The Ramanujan sequence $ \{\theta_{n}\}_{n \geq 0}$, defined as $$ \theta_{0}= \frac{1}{2} \ , \ \ \ \theta_{n} = \left(\ \ \frac{e^{n}}{2} - \sum_{k=0}^{n-1} \frac{n^{k}}{k !} \ \ \right) \cdot \frac{n !}{n^{n}} \ , \ \ n \geq 1 \ ,$$ has been studied on many occasions and in many different contexts. J.Adell and P.Jodra (2008) and S. Koumandos (2013) showed, respectively, that the sequences $\{\theta_{n}\}_{n \geq 0}$ and $\{4/135 - n \cdot (\theta_{n}- 1/3 )\}_{n \geq 0}$ are completely monotone. In the present paper we establish that the sequence $\{(n+1)(\theta_{n}- 1/3 )\}_{n \geq 0}$ is also completely monotone.
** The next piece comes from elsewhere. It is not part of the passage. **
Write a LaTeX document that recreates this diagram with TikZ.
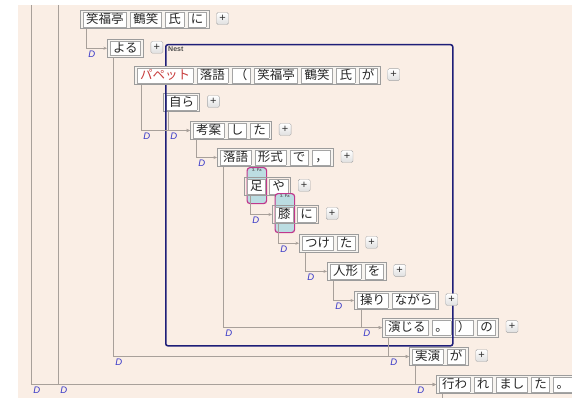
\documentclass[tikz,border=0pt]{standalone}
\usepackage{fontspec}
\usepackage{tikz}
\usetikzlibrary{positioning,arrows.meta}
\newfontfamily\jpfont{Noto Sans CJK JP}
\newfontfamily\dfont{Liberation Sans}
\definecolor{pagebg}{RGB}{250,238,229}
\definecolor{boxfill}{RGB}{247,244,240}
\definecolor{boxline}{RGB}{156,156,156}
\definecolor{chunkline}{RGB}{165,165,165}
\definecolor{depline}{RGB}{168,160,154}
\definecolor{dblue}{RGB}{58,58,200}
\definecolor{navy}{RGB}{30,30,120}
\definecolor{famag}{RGB}{192,56,140}
\definecolor{fablue}{RGB}{188,221,226}
\definecolor{kred}{RGB}{200,60,60}
\setlength{\fboxsep}{1.2pt}
\setlength{\fboxrule}{0.5pt}
\newcommand{\jchunk}[1]{\fcolorbox{chunkline}{white}{\hspace{1.5pt}\rule[-2pt]{0pt}{12pt}#1\hspace{1.5pt}}}
\newcommand{\jgap}{\hspace{3.5pt}}

\begin{document}
\begin{tikzpicture}[x=1pt, y=-1pt,
	ph/.style={draw=boxline, fill=boxfill, line width=0.7pt, inner xsep=2.5pt, inner ysep=1.2pt, anchor=north west, text=black!85, font=\jpfont\fontsize{12.5}{14}\selectfont},
	pb/.style={draw=gray!70, rounded corners=1.5pt, top color=white, bottom color=gray!25, minimum size=12pt, inner sep=0pt, font=\dfont\fontsize{11}{11}\selectfont, text=gray!40!black},
	dep/.style={draw=depline, line width=0.6pt, -{Stealth[length=3.5pt,width=3pt]}},
	dl/.style={pos=0.5, anchor=north west, inner sep=1pt, xshift=1pt, yshift=-1pt, text=dblue, font=\dfont\itshape\fontsize{9.5}{9.5}\selectfont},
	fa/.style={draw=famag, fill=fablue, line width=1.2pt, rounded corners=3pt, minimum width=19.5pt, minimum height=36pt, anchor=north west, inner sep=0pt},
	falab/.style={anchor=north, inner sep=0pt, yshift=-1.5pt, font=\dfont\bfseries\fontsize{4}{4}\selectfont, text=gray!70!black}]
	\useasboundingbox (0,0) rectangle (572,398);
	\fill[pagebg] (18,5) rectangle (572,398);
	\node[ph] (w4) at (163,93) {\jchunk{自ら}};
	\node[ph] (w12) at (382,318) {\jchunk{演じる}\jgap\jchunk{。}\jgap\jchunk{）}\jgap\jchunk{の}};
	\node[draw=navy, line width=1.5pt, rounded corners=2pt, minimum width=287pt, minimum height=301pt, anchor=north west] (nest) at (165,44) {};
	\node[anchor=north west, inner sep=0pt, text=gray!60!black, font=\dfont\bfseries\fontsize{7}{7}\selectfont] (nestlab) at (168,46) {Nest};
	\node[ph] (w1) at (80,10) {\jchunk{笑福亭}\jgap\jchunk{鶴笑}\jgap\jchunk{氏}\jgap\jchunk{に}};
	\node[ph] (w2) at (107,39) {\jchunk{よる}};
	\node[ph] (w3) at (134,66) {\jchunk{\color{kred}パペット}\jgap\jchunk{落語}\jgap\jchunk{（}\jgap\jchunk{笑福亭}\jgap\jchunk{鶴笑}\jgap\jchunk{氏}\jgap\jchunk{が}};
	\node[ph] (w5) at (190,121) {\jchunk{考案}\jgap\jchunk{し}\jgap\jchunk{た}};
	\node[ph] (w6) at (217,148) {\jchunk{落語}\jgap\jchunk{形式}\jgap\jchunk{で}\jgap\jchunk{，}};
	\node[fa] (fa1) at (246.5,167) {};
	\node[falab] (fa1lab) at (fa1.north) {3. Fa};
	\node[ph, fill=none] (w7) at (244,177) {\jchunk{足}\jgap\jchunk{や}};
	\node[fa, minimum height=39pt] (fa2) at (274.5,193) {};
	\node[falab] (fa2lab) at (fa2.north) {3. Fa};
	\node[ph, fill=none] (w8) at (272,205) {\jchunk{膝}\jgap\jchunk{に}};
	\node[ph] (w9) at (299,234) {\jchunk{つけ}\jgap\jchunk{た}};
	\node[ph] (w10) at (327,262) {\jchunk{人形}\jgap\jchunk{を}};
	\node[ph] (w11) at (354,291) {\jchunk{操り}\jgap\jchunk{ながら}};
	\node[ph] (w13) at (409,347) {\jchunk{実演}\jgap\jchunk{が}};
	\node[ph] (w14) at (436,375) {\jchunk{行わ}\jgap\jchunk{れ}\jgap\jchunk{まし}\jgap\jchunk{た}\jgap\jchunk{。}};
	\node[pb, right=7pt of w1, yshift=1pt] (p1) {+};
	\node[pb, right=7pt of w2, yshift=1pt] (p2) {+};
	\node[pb, right=7pt of w3, yshift=1pt] (p3) {+};
	\node[pb, right=7pt of w4, yshift=1pt] (p4) {+};
	\node[pb, right=7pt of w5, yshift=1pt] (p5) {+};
	\node[pb, right=7pt of w6, yshift=1pt] (p6) {+};
	\node[pb, right=7pt of w7, yshift=1pt] (p7) {+};
	\node[pb, right=7pt of w8, yshift=1pt] (p8) {+};
	\node[pb, right=7pt of w9, yshift=1pt] (p9) {+};
	\node[pb, right=7pt of w10, yshift=1pt] (p10) {+};
	\node[pb, right=7pt of w11, yshift=1pt] (p11) {+};
	\node[pb, right=7pt of w12, yshift=1pt] (p12) {+};
	\node[pb, right=7pt of w13, yshift=1pt] (p13) {+};
	\coordinate (top1) at (31,5);
	\coordinate (top2) at (58,5);
	\coordinate (w14tail) at (442,398);
	\draw[dep] ([xshift=6pt]w1.south west) |- (w2.west) node[dl] (d1) {D};
	\draw[dep] ([xshift=7pt]w3.south west) |- (w5.west) node[dl] (d2) {D};
	\draw[dep] ([xshift=5pt]w4.south west) |- (w5.west) node[dl] (d3) {D};
	\draw[dep] ([xshift=6pt]w5.south west) |- (w6.west) node[dl] (d4) {D};
	\draw[dep] ([xshift=6pt]w7.south west) |- (w8.west) node[dl] (d5) {D};
	\draw[dep] ([xshift=6pt]w8.south west) |- (w9.west) node[dl] (d6) {D};
	\draw[dep] ([xshift=6pt]w9.south west) |- (w10.west) node[dl] (d7) {D};
	\draw[dep] ([xshift=6pt]w10.south west) |- (w11.west) node[dl] (d8) {D};
	\draw[dep] ([xshift=6pt]w6.south west) |- (w12.west) node[dl] (d9) {D};
	\draw[dep] ([xshift=7pt]w11.south west) |- (w12.west) node[dl] (d10) {D};
	\draw[dep] ([xshift=6pt]w2.south west) |- (w13.west) node[dl] (d11) {D};
	\draw[dep] ([xshift=6pt]w12.south west) |- (w13.west) node[dl] (d12) {D};
	\draw[dep] ([xshift=6pt]w13.south west) |- (w14.west) node[dl] (d13) {D};
	\draw[dep] (top1) |- (w14.west) node[dl] (d14) {D};
	\draw[dep] (top2) |- (w14.west) node[dl] (d15) {D};
	\draw[draw=depline, line width=0.6pt] ([xshift=6pt]w14.south west) -- (w14tail);
\end{tikzpicture}
\end{document}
Furthermore, we prove that the analytic function $(\theta_{1}- 1/3 )^{-1} \sum_{n=1}^{\infty} (\theta_{n}- 1/3 ) \cdot z^{n} / n^{\alpha} $ is universally starlike for every $ \alpha \geq 1 $ in the slit domain $ \mathbb{C} \setminus [1,\infty)$. This seems to be the first result putting the Ramanujan sequence into the context of analytic univalent functions and is a step towards a previous stronger conjecture, proposed by S.Ruscheweyh, L.Salinas and T.Sugawa in 2009, namely that the function $(\theta_{1}- 1/3 )^{-1} \sum_{n=1}^{\infty} (\theta_{n}- 1/3 ) \cdot z^{n} $ is universally convex.